Talk Two: Beginnings
How can
Christians respond to the rise of antisemitism that we are witnessing at the
present time? How can we avoid being
complicit in it as, to our shame, we were during the dark days of the third
Reich? How are we to avoid a repeat of
the Shoah, the Holocaust in which six million Jews were murdered in
concentration camps such as Auschwitz, while many endured unbearable pain and
suffering?
Others are
more competent than I am to describe the causes and events that led to the
Holocaust. The Yad Vashem website has
many helpful resources for any who wish to know more. Hopefully though, as a Christian leader, I am
in a position to talk about the history of Christianity, and at least to
express an opinion on how we should react to antisemitism today. In what follows, then, I speak unashamedly as
a Christian. I am not a Jew, and I
realize that my Jewish friends will not agree with some of what I have to
say. What I hope is that they will be
able to see that in speaking about my faith, I am not speaking against
theirs. And, from the outset, I wish to
distance myself as far as possible from the attitudes towards Judaism that have
characterized many Christians in the past.
Ask most
Christians to give a potted history of Christianity and they will, as likely as
not, begin with Jesus’ baptism and his ministry in Galilee. This is not unreasonable. It is how St Mark, the first to write an
account of Jesus’ life, begins his Gospel.

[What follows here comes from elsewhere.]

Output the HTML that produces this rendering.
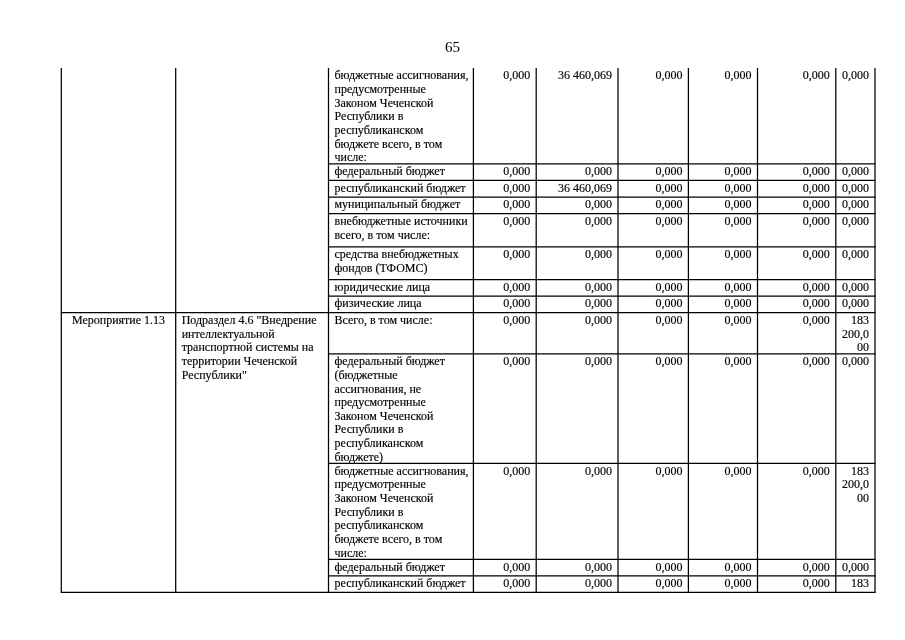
<!DOCTYPE html>
<html><head><meta charset="utf-8">
<style>
html,body{margin:0;padding:0;background:#fff;}
body{width:905px;height:640px;position:relative;overflow:hidden;font-family:"Liberation Serif",serif;color:#000;}
.l{position:absolute;background:#1a1a1a;}
.t{position:absolute;font-size:12.0px;line-height:13.65px;white-space:nowrap;-webkit-text-stroke:0.15px #000;}
.r{text-align:right;}
.c{text-align:center;}
.pn{position:absolute;font-size:15px;line-height:17px;left:0;width:905px;text-align:center;}
body{filter:grayscale(1);}
</style></head><body>

<div class="pn" style="top:39px;">65</div>
<svg width="905" height="640" style="position:absolute;left:0;top:0"><g stroke="#000" stroke-width="1.25" shape-rendering="geometricPrecision"><line x1="61.30" y1="68.00" x2="61.30" y2="592.80"/><line x1="175.70" y1="68.00" x2="175.70" y2="592.80"/><line x1="328.50" y1="68.00" x2="328.50" y2="592.80"/><line x1="473.40" y1="68.00" x2="473.40" y2="592.80"/><line x1="536.20" y1="68.00" x2="536.20" y2="592.80"/><line x1="618.00" y1="68.00" x2="618.00" y2="592.80"/><line x1="688.40" y1="68.00" x2="688.40" y2="592.80"/><line x1="757.50" y1="68.00" x2="757.50" y2="592.80"/><line x1="835.80" y1="68.00" x2="835.80" y2="592.80"/><line x1="875.00" y1="68.00" x2="875.00" y2="592.80"/><line x1="328.00" y1="163.90" x2="875.50" y2="163.90"/><line x1="328.00" y1="180.40" x2="875.50" y2="180.40"/><line x1="328.00" y1="197.00" x2="875.50" y2="197.00"/><line x1="328.00" y1="213.50" x2="875.50" y2="213.50"/><line x1="328.00" y1="246.80" x2="875.50" y2="246.80"/><line x1="328.00" y1="279.70" x2="875.50" y2="279.70"/><line x1="328.00" y1="296.00" x2="875.50" y2="296.00"/><line x1="60.80" y1="312.50" x2="875.50" y2="312.50"/><line x1="328.00" y1="353.80" x2="875.50" y2="353.80"/><line x1="328.00" y1="463.30" x2="875.50" y2="463.30"/><line x1="328.00" y1="559.30" x2="875.50" y2="559.30"/><line x1="328.00" y1="575.80" x2="875.50" y2="575.80"/><line x1="60.80" y1="592.30" x2="875.50" y2="592.30"/></g></svg>
<div class="t" style="left:334.5px;top:69.4px">бюджетные ассигнования,<br>предусмотренные<br>Законом Чеченской<br>Республики в<br>республиканском<br>бюджете всего, в том<br>числе:</div>
<div class="t r" style="right:374.8px;top:69.4px">0,000</div>
<div class="t r" style="right:293.0px;top:69.4px">36 460,069</div>
<div class="t r" style="right:222.6px;top:69.4px">0,000</div>
<div class="t r" style="right:153.5px;top:69.4px">0,000</div>
<div class="t r" style="right:75.2px;top:69.4px">0,000</div>
<div class="t r" style="right:36.0px;top:69.4px">0,000</div>
<div class="t" style="left:334.5px;top:165.3px">федеральный бюджет</div>
<div class="t r" style="right:374.8px;top:165.3px">0,000</div>
<div class="t r" style="right:293.0px;top:165.3px">0,000</div>
<div class="t r" style="right:222.6px;top:165.3px">0,000</div>
<div class="t r" style="right:153.5px;top:165.3px">0,000</div>
<div class="t r" style="right:75.2px;top:165.3px">0,000</div>
<div class="t r" style="right:36.0px;top:165.3px">0,000</div>
<div class="t" style="left:334.5px;top:181.8px">республиканский бюджет</div>
<div class="t r" style="right:374.8px;top:181.8px">0,000</div>
<div class="t r" style="right:293.0px;top:181.8px">36 460,069</div>
<div class="t r" style="right:222.6px;top:181.8px">0,000</div>
<div class="t r" style="right:153.5px;top:181.8px">0,000</div>
<div class="t r" style="right:75.2px;top:181.8px">0,000</div>
<div class="t r" style="right:36.0px;top:181.8px">0,000</div>
<div class="t" style="left:334.5px;top:198.4px">муниципальный бюджет</div>
<div class="t r" style="right:374.8px;top:198.4px">0,000</div>
<div class="t r" style="right:293.0px;top:198.4px">0,000</div>
<div class="t r" style="right:222.6px;top:198.4px">0,000</div>
<div class="t r" style="right:153.5px;top:198.4px">0,000</div>
<div class="t r" style="right:75.2px;top:198.4px">0,000</div>
<div class="t r" style="right:36.0px;top:198.4px">0,000</div>
<div class="t" style="left:334.5px;top:214.9px">внебюджетные источники<br>всего, в том числе:</div>
<div class="t r" style="right:374.8px;top:214.9px">0,000</div>
<div class="t r" style="right:293.0px;top:214.9px">0,000</div>
<div class="t r" style="right:222.6px;top:214.9px">0,000</div>
<div class="t r" style="right:153.5px;top:214.9px">0,000</div>
<div class="t r" style="right:75.2px;top:214.9px">0,000</div>
<div class="t r" style="right:36.0px;top:214.9px">0,000</div>
<div class="t" style="left:334.5px;top:248.2px">средства внебюджетных<br>фондов (ТФОМС)</div>
<div class="t r" style="right:374.8px;top:248.2px">0,000</div>
<div class="t r" style="right:293.0px;top:248.2px">0,000</div>
<div class="t r" style="right:222.6px;top:248.2px">0,000</div>
<div class="t r" style="right:153.5px;top:248.2px">0,000</div>
<div class="t r" style="right:75.2px;top:248.2px">0,000</div>
<div class="t r" style="right:36.0px;top:248.2px">0,000</div>
<div class="t" style="left:334.5px;top:281.1px">юридические лица</div>
<div class="t r" style="right:374.8px;top:281.1px">0,000</div>
<div class="t r" style="right:293.0px;top:281.1px">0,000</div>
<div class="t r" style="right:222.6px;top:281.1px">0,000</div>
<div class="t r" style="right:153.5px;top:281.1px">0,000</div>
<div class="t r" style="right:75.2px;top:281.1px">0,000</div>
<div class="t r" style="right:36.0px;top:281.1px">0,000</div>
<div class="t" style="left:334.5px;top:297.4px">физические лица</div>
<div class="t r" style="right:374.8px;top:297.4px">0,000</div>
<div class="t r" style="right:293.0px;top:297.4px">0,000</div>
<div class="t r" style="right:222.6px;top:297.4px">0,000</div>
<div class="t r" style="right:153.5px;top:297.4px">0,000</div>
<div class="t r" style="right:75.2px;top:297.4px">0,000</div>
<div class="t r" style="right:36.0px;top:297.4px">0,000</div>
<div class="t" style="left:334.5px;top:313.9px">Всего, в том числе:</div>
<div class="t r" style="right:374.8px;top:313.9px">0,000</div>
<div class="t r" style="right:293.0px;top:313.9px">0,000</div>
<div class="t r" style="right:222.6px;top:313.9px">0,000</div>
<div class="t r" style="right:153.5px;top:313.9px">0,000</div>
<div class="t r" style="right:75.2px;top:313.9px">0,000</div>
<div class="t r" style="right:36.0px;top:313.9px">183<br>200,0<br>00</div>
<div class="t" style="left:334.5px;top:355.2px">федеральный бюджет<br>(бюджетные<br>ассигнования, не<br>предусмотренные<br>Законом Чеченской<br>Республики в<br>республиканском<br>бюджете)</div>
<div class="t r" style="right:374.8px;top:355.2px">0,000</div>
<div class="t r" style="right:293.0px;top:355.2px">0,000</div>
<div class="t r" style="right:222.6px;top:355.2px">0,000</div>
<div class="t r" style="right:153.5px;top:355.2px">0,000</div>
<div class="t r" style="right:75.2px;top:355.2px">0,000</div>
<div class="t r" style="right:36.0px;top:355.2px">0,000</div>
<div class="t" style="left:334.5px;top:464.7px">бюджетные ассигнования,<br>предусмотренные<br>Законом Чеченской<br>Республики в<br>республиканском<br>бюджете всего, в том<br>числе:</div>
<div class="t r" style="right:374.8px;top:464.7px">0,000</div>
<div class="t r" style="right:293.0px;top:464.7px">0,000</div>
<div class="t r" style="right:222.6px;top:464.7px">0,000</div>
<div class="t r" style="right:153.5px;top:464.7px">0,000</div>
<div class="t r" style="right:75.2px;top:464.7px">0,000</div>
<div class="t r" style="right:36.0px;top:464.7px">183<br>200,0<br>00</div>
<div class="t" style="left:334.5px;top:560.7px">федеральный бюджет</div>
<div class="t r" style="right:374.8px;top:560.7px">0,000</div>
<div class="t r" style="right:293.0px;top:560.7px">0,000</div>
<div class="t r" style="right:222.6px;top:560.7px">0,000</div>
<div class="t r" style="right:153.5px;top:560.7px">0,000</div>
<div class="t r" style="right:75.2px;top:560.7px">0,000</div>
<div class="t r" style="right:36.0px;top:560.7px">0,000</div>
<div class="t" style="left:334.5px;top:577.2px">республиканский бюджет</div>
<div class="t r" style="right:374.8px;top:577.2px">0,000</div>
<div class="t r" style="right:293.0px;top:577.2px">0,000</div>
<div class="t r" style="right:222.6px;top:577.2px">0,000</div>
<div class="t r" style="right:153.5px;top:577.2px">0,000</div>
<div class="t r" style="right:75.2px;top:577.2px">0,000</div>
<div class="t r" style="right:36.0px;top:577.2px">183</div>
<div class="t c" style="left:61.3px;width:114.4px;top:313.9px">Мероприятие 1.13</div>
<div class="t" style="left:181.7px;top:313.9px">Подраздел 4.6 "Внедрение<br>интеллектуальной<br>транспортной системы на<br>территории Чеченской<br>Республики"</div>
</body></html>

Others will perhaps go back to the appearance of the Angel Gabriel to
the Blessed Virgin Mary and to the announcement to her that she is to give
birth. Again, it is not an unreasonable
place to begin. However, it is the
Blessed Virgin Mary herself who gives us a clue as to where we should
begin. In giving thanks to God for what
has happened to her, she says:
‘He has helped his servant Israel,
in remembrance of his mercy,
according to the promise he made to our ancestors,
to Abraham and to his
descendants forever.’
These words
are part of what has become known as the Magnificat, a hymn which is said or
sung in Church services all over the world as part of Christian daily
worship. We listen to many famous
musical settings of it by the great composers here on Radio 4. Of course, Christianity centres on
Christ. The clue is in the name. But it doesn’t begin with Christ, at least
not in the sense that this is normally understood. Its specific earthly history at least begins
with God’s promise to Abraham and with his dealings with Israel.
This,
indeed, is how St Matthew explains it in his Gospel. St Matthew’s opening words are: ‘An
account of the genealogy of Jesus the Messiah, the son of David, the son of
Abraham.’ He identifies Jesus using a
Jewish title that comes from the great King of Israel, David, and traces Jesus’
ancestry back to the father of the Jewish people, Abraham.
Once Summer is over, we will start to look forward
to Christmas. Christians believe that in
the history of the Jewish people as recounted in the Hebrew Scriptures, there
is a looking forward to the coming of Christ.
This is why readings from the Hebrew Scriptures feature so prominently
both in the New Testament accounts of Jesus’ birth and in the services that
will take place in a few months’ time.
[Music:
Gideon Klein, Divertimento: Tempo di marcia]
The Christian name for the Hebrew Scriptures, the Tanakh,
is the Old Testament. Most Bibles are
divided using this title. Fair
enough. Christians believe that God did
something new when Christ came. But old
can also be understood in the sense of being no longer relevant, out of date,
or even wrong. That is not how the first
Christians thought of these writings.
These were their Scriptures, they were all Jews themselves after
all. They believed that what God was
doing in their midst, through the person in whom they believed, could only be
understood by studying and learning from these Scriptures.
Christians can only hope to understand their
history by going back to where it all began in what we may call the Old
Testament, but which remains strangely new and relevant to us today.